Dans sa fondation, Don Bosco n'a pas enfermé son esprit salésien caractéristique dans deux congrégations religieuses, mais il a voulu que celles-ci fussent des sources et des centres pour animer et diffuser cette richesse évangélique.

La croissance du charisme salésien n'est pas authentique sans communion ni partage avec un grand nombre de laïcs.

Au premier Chapitre général de la Congrégation (1877), Don Bosco a dit à propos des Coopérateurs : « L'Association est pour nous très importante. Elle est l'âme de notre Congrégation et le lien qui nous permet de faire le bien avec l'accord et l'aide des bons chrétiens qui, dans le monde [...] vivent pratiquement selon l'esprit des salésiens [...]. Ces Coopérateurs doivent se multiplier le plus possible »18.

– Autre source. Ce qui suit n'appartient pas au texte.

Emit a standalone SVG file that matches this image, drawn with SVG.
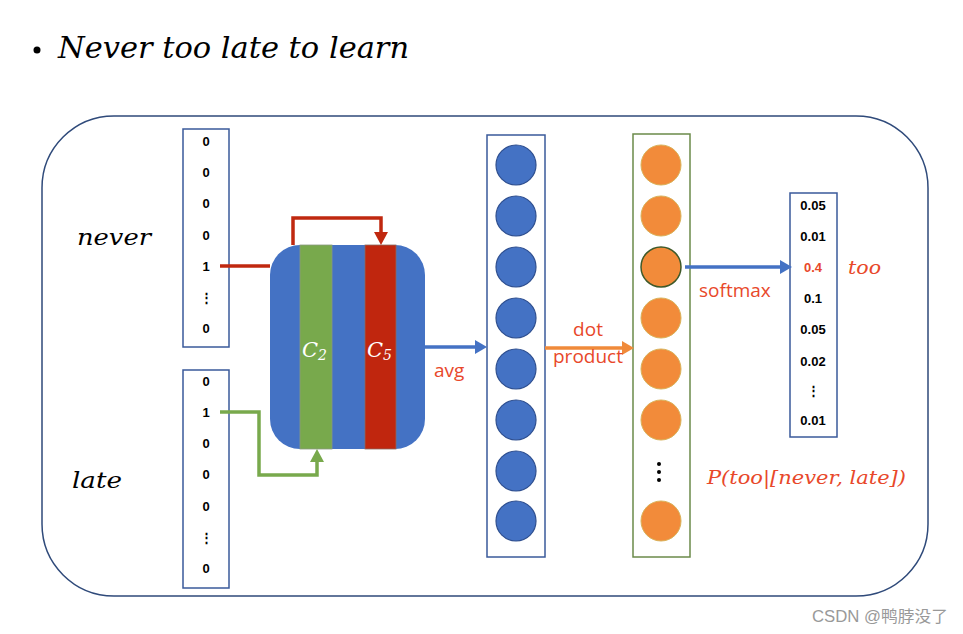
<svg xmlns="http://www.w3.org/2000/svg" width="963" height="634" viewBox="0 0 963 634">
<defs>
<style>
.num{font-family:"Liberation Sans",Arial,sans-serif;font-weight:bold;font-size:13px;fill:#000;text-anchor:middle}
.it{font-family:"DejaVu Serif","Liberation Serif",serif;font-style:italic}
.lbl{font-family:"Open Sans","Liberation Sans",sans-serif;font-size:19px;fill:#E8482A}
.vec{fill:#fff;stroke:#3A5A9A;stroke-width:1.5}
.bc{fill:#4472C4;stroke:#2F4F8F;stroke-width:1.2}
.oc{fill:#F28B3A;stroke:#D9B25A;stroke-width:1}
</style>
</defs>
<rect width="963" height="634" fill="#fff"/>
<g id="title">
<circle cx="37" cy="50" r="3.5" fill="#000"/>
<text x="58" y="58" class="it" font-size="29" textLength="351" lengthAdjust="spacingAndGlyphs" fill="#000">Never too late to learn</text>
</g>
<g id="frame"><rect x="42" y="116" width="886" height="480" rx="72" ry="72" fill="none" stroke="#2F4A7A" stroke-width="1.5"/></g>
<g id="word-never"><text x="77" y="245" class="it" font-size="23" textLength="74" lengthAdjust="spacingAndGlyphs">never</text></g>
<g id="word-late"><text x="72" y="488" class="it" font-size="23" textLength="50" lengthAdjust="spacingAndGlyphs">late</text></g>
<g id="vec-never">
<rect x="183" y="129" width="46" height="218" class="vec"/>
<text x="206" y="146" class="num">0</text>
<text x="206" y="177" class="num">0</text>
<text x="206" y="208" class="num">0</text>
<text x="206" y="240" class="num">0</text>
<text x="206" y="271" class="num">1</text>
<text x="206" y="302" class="num" font-size="10">⋮</text>
<text x="206" y="333" class="num">0</text>
</g>
<g id="vec-late">
<rect x="183" y="370" width="46" height="218" class="vec"/>
<text x="206" y="386" class="num">0</text>
<text x="206" y="417" class="num">1</text>
<text x="206" y="448" class="num">0</text>
<text x="206" y="479" class="num">0</text>
<text x="206" y="511" class="num">0</text>
<text x="206" y="542" class="num" font-size="10">⋮</text>
<text x="206" y="573" class="num">0</text>
</g>
<g id="conv">
<rect x="270" y="245" width="155" height="204" rx="30" ry="30" fill="#4472C4"/>
<rect x="300" y="245" width="32" height="204" fill="#78A94C" stroke="#8A9A80" stroke-width="0.8"/>
<rect x="365" y="245" width="31" height="204" fill="#C0260E" stroke="#8A6A60" stroke-width="0.8"/>
<text x="302" y="357" class="it" font-size="21" fill="#fff">C<tspan font-size="14" dy="3">2</tspan></text>
<text x="367" y="357" class="it" font-size="21" fill="#fff">C<tspan font-size="14" dy="3">5</tspan></text>
</g>
<g id="embed">
<rect x="487" y="135" width="58" height="422" class="vec"/>
<circle cx="516" cy="165" r="20" class="bc"/>
<circle cx="516" cy="216" r="20" class="bc"/>
<circle cx="516" cy="267" r="20" class="bc"/>
<circle cx="516" cy="318" r="20" class="bc"/>
<circle cx="516" cy="369" r="20" class="bc"/>
<circle cx="516" cy="420" r="20" class="bc"/>
<circle cx="516" cy="471" r="20" class="bc"/>
<circle cx="516" cy="521" r="20" class="bc"/>
</g>
<g id="scores">
<rect x="633" y="134" width="57" height="423" fill="#fff" stroke="#6B8A4A" stroke-width="1.5"/>
<circle cx="661" cy="165" r="20" class="oc"/>
<circle cx="661" cy="216" r="20" class="oc"/>
<circle cx="661" cy="267" r="20" fill="#F28B3A" stroke="#3F5A2A" stroke-width="1.5"/>
<circle cx="661" cy="318" r="20" class="oc"/>
<circle cx="661" cy="369" r="20" class="oc"/>
<circle cx="661" cy="420" r="20" class="oc"/>
<circle cx="659" cy="464" r="2" fill="#000"/>
<circle cx="659" cy="472" r="2" fill="#000"/>
<circle cx="659" cy="480" r="2" fill="#000"/>
<circle cx="661" cy="521" r="20" class="oc"/>
</g>
<g id="probs">
<rect x="790" y="193" width="47" height="244" class="vec"/>
<text x="813" y="210" class="num">0.05</text>
<text x="813" y="241" class="num">0.01</text>
<text x="813" y="272" class="num" style="fill:#E8482A">0.4</text>
<text x="813" y="303" class="num">0.1</text>
<text x="813" y="334" class="num">0.05</text>
<text x="813" y="366" class="num">0.02</text>
<text x="813" y="395" class="num" font-size="10">⋮</text>
<text x="813" y="425" class="num">0.01</text>
</g>
<g id="word-too"><text x="848" y="274" class="it" font-size="19" fill="#E8482A" textLength="33" lengthAdjust="spacingAndGlyphs">too</text></g>
<g id="formula"><text x="707" y="484" class="it" font-size="19" fill="#E8482A" textLength="199" lengthAdjust="spacingAndGlyphs">P(too|[never, late])</text></g>
<g id="connectors" fill="none">
<path d="M220,266 H270" stroke="#C0280F" stroke-width="3.5"/>
<path d="M293,245 V218 H381 V233" stroke="#C0280F" stroke-width="3.5"/>
<path d="M374,232 L388,232 L381,245 Z" fill="#C0280F"/>
<path d="M220,412 H259 V475 H317 V461" stroke="#78A94C" stroke-width="3.5"/>
<path d="M310,462 L324,462 L317,449 Z" fill="#78A94C"/>
<path d="M425,347 H476" stroke="#4472C4" stroke-width="3.5"/>
<path d="M475,340 L487,347 L475,354 Z" fill="#4472C4"/>
<path d="M545,348 H624" stroke="#F08A3A" stroke-width="3.5"/>
<path d="M622,341 L634,348 L622,355 Z" fill="#F08A3A"/>
<path d="M685,267 H782" stroke="#4472C4" stroke-width="3.5"/>
<path d="M780,260 L792,267 L780,274 Z" fill="#4472C4"/>
</g>
<g id="labels">
<text x="434" y="377" class="lbl">avg</text>
<text x="588" y="336" class="lbl" text-anchor="middle">dot</text>
<text x="588" y="363" class="lbl" text-anchor="middle">product</text>
<text x="699" y="297" class="lbl">softmax</text>
</g>
<g id="watermark"><text x="812" y="622" font-family="Liberation Sans,'Noto Sans CJK SC',sans-serif" font-size="16" fill="#999" textLength="136" lengthAdjust="spacingAndGlyphs">CSDN @鸭脖没了</text></g>
</svg>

7. Laïcs avec l'esprit de Don Bosco.


Des laïcs avec un peu d'esprit de Don Bosco, nous en trouvons à divers niveaux : il faudra savoir les animer comme il faut.

Les Coopérateurs sont les premiers laïcs qui partagent l'esprit et la mission de Don Bosco, même en dehors de nos œuvres : « mission » de Don Bosco et « œuvres » salésiennes ne sont pas synonymes. Je vous invite à lire le Règlement de vie apostolique. Il a été rédigé à l'origine de la plume même de notre Père et Fondateur pour les Coopérateurs, puis récemment refondu selon les exigences du Concile et approuvé par le Siège apostolique.

Avec les Coopérateurs, il y a aussi les Anciens élèves (eux aussi, lorsqu'ils sont chrétiens, invités à devenir des Coopérateurs). Par l'éducation qu'ils ont reçue, ils connaissent de plus près l'esprit et la mission de Don Bosco. Il se trouve parmi eux une vaste gamme de personnes de bonne volonté, même en dehors de l'Eglise.

Il faut en outre rappeler tous les collaborateurs qui, à des degrés divers et spécifiques de participation et de responsabilité, prennent une part active, et dans certains cas aussi déterminante, dans la mission salésienne ; il serait à souhaiter que ceux qui sont engagés chrétiennement puissent devenir de vrais Coopérateurs.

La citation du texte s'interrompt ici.